- **Material provided**:
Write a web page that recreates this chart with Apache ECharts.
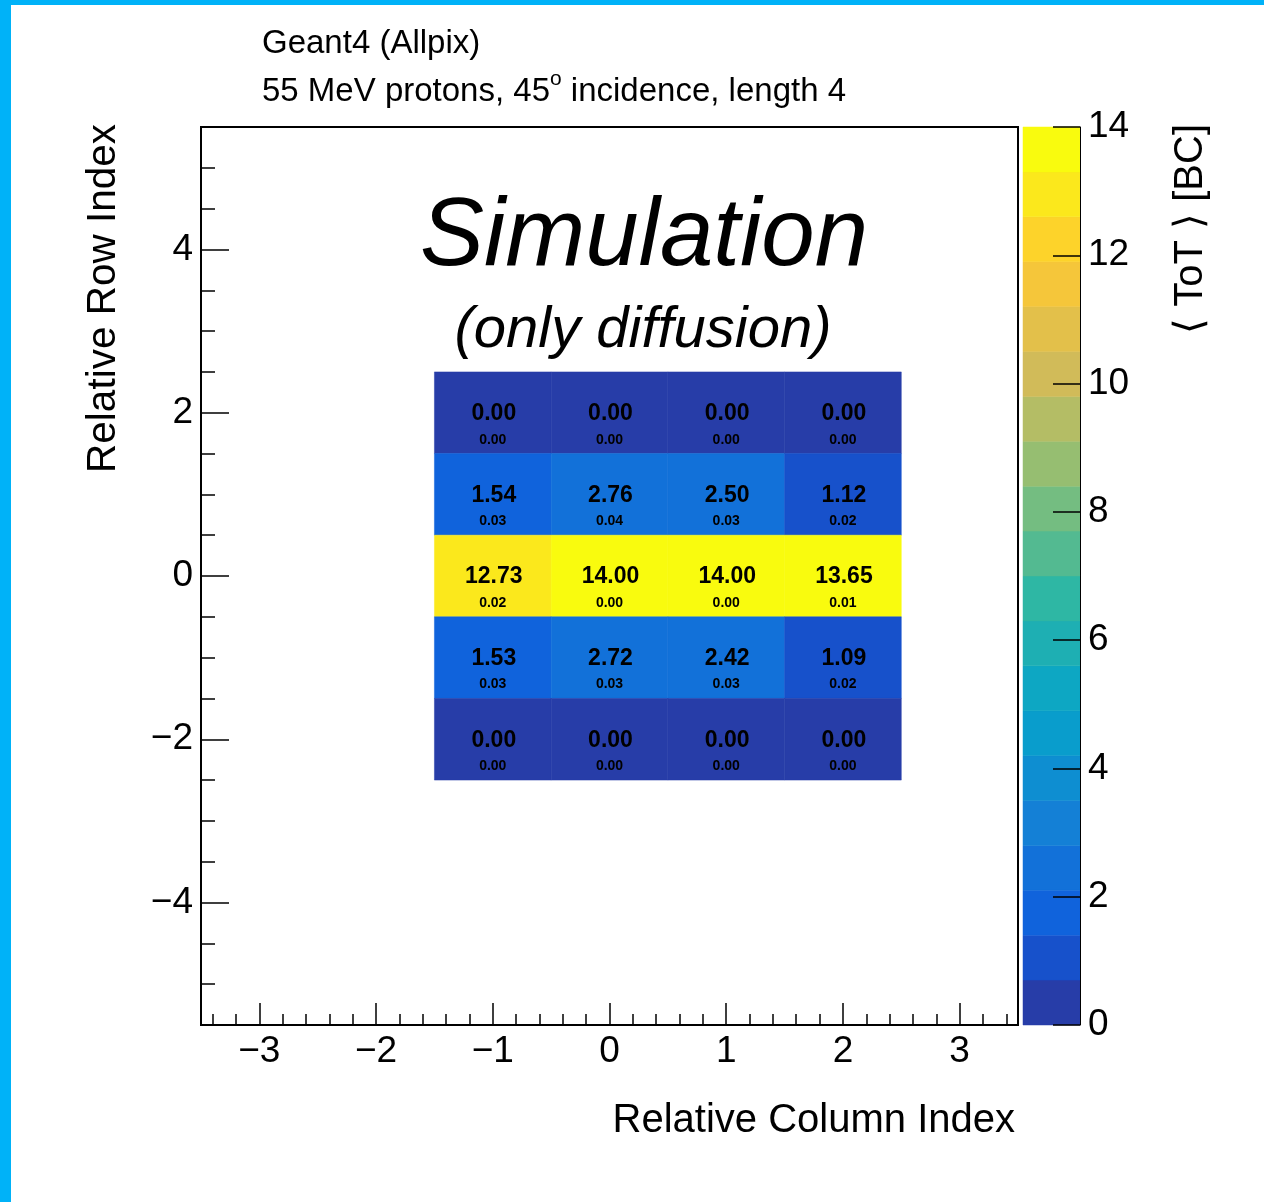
<!DOCTYPE html>
<html>
<head>
<meta charset="utf-8">
<script src="https://cdn.jsdelivr.net/npm/echarts@6/dist/echarts.min.js"></script>
<style>
    html, body { margin: 0; padding: 0; background: #fff; }
    #chart { position: absolute; left: 0; top: 0; width: 1264px; height: 1202px; }
    .edge { position: absolute; background: #00b2f8; }
</style>
</head>
<body>
<div id="chart"></div>
<div class="edge" style="left:0;top:0;width:11px;height:1202px"></div>
<div class="edge" style="left:0;top:0;width:1264px;height:5px"></div>
<script>
// pixel columns / rows relative to the seed pixel
var colIndex = [-1, 0, 1, 2];
var rowIndex = [2, 1, 0, -1, -2];

// mean ToT per pixel, one line per row (top row first)
var meanToT = [
    [0.00, 0.00, 0.00, 0.00],
    [1.54, 2.76, 2.50, 1.12],
    [12.73, 14.00, 14.00, 13.65],
    [1.53, 2.72, 2.42, 1.09],
    [0.00, 0.00, 0.00, 0.00]
];
// error on the mean
var errToT = [
    [0.00, 0.00, 0.00, 0.00],
    [0.03, 0.04, 0.03, 0.02],
    [0.02, 0.00, 0.00, 0.01],
    [0.03, 0.03, 0.03, 0.02],
    [0.00, 0.00, 0.00, 0.00]
];

// axis ticks
var xMajorTicks = [-3, -2, -1, 0, 1, 2, 3];
var xMinorTicks = [-3.4, -3.2, -2.8, -2.6, -2.4, -2.2, -1.8, -1.6, -1.4, -1.2, -0.8, -0.6, -0.4, -0.2,
                   0.2, 0.4, 0.6, 0.8, 1.2, 1.4, 1.6, 1.8, 2.2, 2.4, 2.6, 2.8, 3.2, 3.4];
var yMajorTicks = [-4, -2, 0, 2, 4];
var yMinorTicks = [-5, -4.5, -3.5, -3, -2.5, -1.5, -1, -0.5, 0.5, 1, 1.5, 2.5, 3, 3.5, 4.5, 5];
var zTicks = [0, 2, 4, 6, 8, 10, 12, 14];

// colz contours (20 levels) and the kBird colours that go with them
var contourLevels = [0, 0.7, 1.4, 2.1, 2.8, 3.5, 4.2, 4.9, 5.6, 6.3, 7.0,
                     7.7, 8.4, 9.1, 9.8, 10.5, 11.2, 11.9, 12.6, 13.3, 14];
var birdColors = ['#273da8', '#1751cb', '#1063dc', '#1271d9', '#1480d6', '#0e8ed1', '#099dcc',
                  '#0da7c3', '#1eafb3', '#2eb7a4', '#53ba91', '#74bd81', '#96be71', '#b4bd65',
                  '#d1bb59', '#e3c04a', '#f5c63a', '#fdd32a', '#fbe81c', '#f9fb0e'];

var FONT = '"Liberation Sans", Arial, Helvetica, sans-serif';

function colorFor(v) {
    for (var i = 0; i < contourLevels.length - 1; i++) {
        if (v < contourLevels[i + 1]) return birdColors[i];
    }
    return birdColors[birdColors.length - 1];
}

function minusSign(v) {
    return String(v).replace('-', '\u2212');
}

// heatmap cells
var cellData = [];
rowIndex.forEach(function(row, r) {
    colIndex.forEach(function(col, c) {
        cellData.push([col, row, meanToT[r][c], errToT[r][c]]);
    });
});

// colour bar bands
var bandData = [];
for (var b = 0; b < contourLevels.length - 1; b++) {
    bandData.push([contourLevels[b], contourLevels[b + 1], b]);
}

function renderCell(params, api) {
    var x = api.value(0), y = api.value(1), v = api.value(2), e = api.value(3);
    var p0 = api.coord([x - 0.5, y + 0.5]),
        p1 = api.coord([x + 0.5, y - 0.5]);
    var cx = (p0[0] + p1[0]) / 2, cy = (p0[1] + p1[1]) / 2;
    var color = colorFor(v);
    return {
        type: 'group',
        children: [{
            type: 'rect',
            shape: { x: p0[0], y: p0[1], width: p1[0] - p0[0], height: p1[1] - p0[1] },
            style: { fill: color, stroke: color, lineWidth: 0.5 }
        }, {
            type: 'text',
            x: cx + 1, y: cy + 1,
            style: { text: v.toFixed(2), font: 'bold 23px ' + FONT, fill: '#000', align: 'center', verticalAlign: 'middle' }
        }, {
            type: 'text',
            x: cx, y: cy + 27,
            style: { text: e.toFixed(2), font: 'bold 14px ' + FONT, fill: '#000', align: 'center', verticalAlign: 'middle' }
        }]
    };
}

function renderBand(params, api) {
    var p0 = api.coord([0, api.value(1)]),
        p1 = api.coord([1, api.value(0)]);
    var color = birdColors[api.value(2)];
    return {
        type: 'rect',
        shape: { x: p0[0], y: p0[1], width: p1[0] - p0[0], height: p1[1] - p0[1] },
        style: { fill: color, stroke: color, lineWidth: 0.5 }
    };
}

var tickLine = { color: '#000', width: 1.5 };
var noLine = { show: false, onZero: false };
var labelStyle = { fontSize: 37, color: '#000', fontFamily: FONT, formatter: minusSign };

var chart = echarts.init(document.getElementById('chart'));
chart.setOption({
    animation: false,
    backgroundColor: '#fff',
    grid: [
        { left: 201, top: 127, width: 817, height: 898, show: true, borderColor: '#000', borderWidth: 2,
          backgroundColor: 'transparent', outerBoundsMode: 'none' },
        { left: 1023, top: 127, width: 57, height: 898, outerBoundsMode: 'none' }
    ],
    xAxis: [
        { gridIndex: 0, type: 'value', min: -3.5, max: 3.5, position: 'bottom',
          axisLine: noLine, splitLine: { show: false },
          axisTick: { inside: true, length: 22, customValues: xMajorTicks, lineStyle: tickLine },
          axisLabel: Object.assign({ customValues: xMajorTicks, margin: 8 }, labelStyle) },
        { gridIndex: 0, type: 'value', min: -3.5, max: 3.5, position: 'bottom',
          axisLine: noLine, splitLine: { show: false },
          axisTick: { inside: true, length: 11, customValues: xMinorTicks, lineStyle: tickLine },
          axisLabel: { show: false } },
        { gridIndex: 1, type: 'value', min: 0, max: 1, show: false, axisLine: noLine }
    ],
    yAxis: [
        { gridIndex: 0, type: 'value', min: -5.5, max: 5.5, position: 'left',
          axisLine: noLine, splitLine: { show: false },
          axisTick: { inside: true, length: 28, customValues: yMajorTicks, lineStyle: tickLine },
          axisLabel: Object.assign({ customValues: yMajorTicks, margin: 8 }, labelStyle) },
        { gridIndex: 0, type: 'value', min: -5.5, max: 5.5, position: 'left',
          axisLine: noLine, splitLine: { show: false },
          axisTick: { inside: true, length: 14, customValues: yMinorTicks, lineStyle: tickLine },
          axisLabel: { show: false } },
        { gridIndex: 1, type: 'value', min: 0, max: 14, position: 'right', z: 5,
          axisLine: { show: true, onZero: false, lineStyle: { color: '#000', width: 1 } }, splitLine: { show: false },
          axisTick: { inside: true, length: 27, customValues: zTicks, lineStyle: tickLine },
          axisLabel: Object.assign({ customValues: zTicks, margin: 8 }, labelStyle) }
    ],
    series: [{
        type: 'custom',
        xAxisIndex: 0, yAxisIndex: 0,
        renderItem: renderCell,
        data: cellData,
        z: 2
    }, {
        type: 'custom',
        xAxisIndex: 2, yAxisIndex: 2,
        renderItem: renderBand,
        data: bandData,
        z: 1
    }],
    graphic: [
        { type: 'text', x: 262, y: 44,
          style: { text: 'Geant4 (Allpix)', font: '33px ' + FONT, fill: '#000', align: 'left', verticalAlign: 'middle' } },
        { type: 'text', x: 262, y: 92,
          style: { text: '{n|55 MeV protons, 45}{sup|o}{n| incidence, length 4}', fill: '#000',
                   align: 'left', verticalAlign: 'middle',
                   rich: { n: { fontSize: 33, fontFamily: FONT, lineHeight: 46, fill: '#000' },
                           sup: { fontSize: 21, fontFamily: FONT, lineHeight: 21, verticalAlign: 'top', fill: '#000' } } } },
        { type: 'text', x: 644, y: 238,
          style: { text: 'Simulation', font: 'italic 96px ' + FONT, fill: '#000', align: 'center', verticalAlign: 'middle' } },
        { type: 'text', x: 643, y: 331,
          style: { text: '(only diffusion)', font: 'italic 58px ' + FONT, fill: '#000', align: 'center', verticalAlign: 'middle' } },
        { type: 'text', x: 104, y: 124, rotation: Math.PI / 2,
          style: { text: 'Relative Row Index', font: '40.5px ' + FONT, fill: '#000', align: 'right', verticalAlign: 'middle' } },
        { type: 'text', x: 1015, y: 1121,
          style: { text: 'Relative Column Index', font: '40px ' + FONT, fill: '#000', align: 'right', verticalAlign: 'middle' } },
        { type: 'text', x: 1191, y: 124, rotation: Math.PI / 2,
          style: { text: '\u27e8 ToT \u27e9 [BC]', font: '40px ' + FONT, fill: '#000', align: 'right', verticalAlign: 'middle' } }
    ]
});
</script>
</body>
</html>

- **Task**: Every line from the top of the material above through the line with "var rowIndex = [2, 1, 0, -1, -2];" should be duplicated exactly, please; leave out the pictures.

- **Result of the exercise**:
Write a web page that recreates this chart with Apache ECharts.
<!DOCTYPE html>
<html>
<head>
<meta charset="utf-8">
<script src="https://cdn.jsdelivr.net/npm/echarts@6/dist/echarts.min.js"></script>
<style>
    html, body { margin: 0; padding: 0; background: #fff; }
    #chart { position: absolute; left: 0; top: 0; width: 1264px; height: 1202px; }
    .edge { position: absolute; background: #00b2f8; }
</style>
</head>
<body>
<div id="chart"></div>
<div class="edge" style="left:0;top:0;width:11px;height:1202px"></div>
<div class="edge" style="left:0;top:0;width:1264px;height:5px"></div>
<script>
// pixel columns / rows relative to the seed pixel
var colIndex = [-1, 0, 1, 2];
var rowIndex = [2, 1, 0, -1, -2];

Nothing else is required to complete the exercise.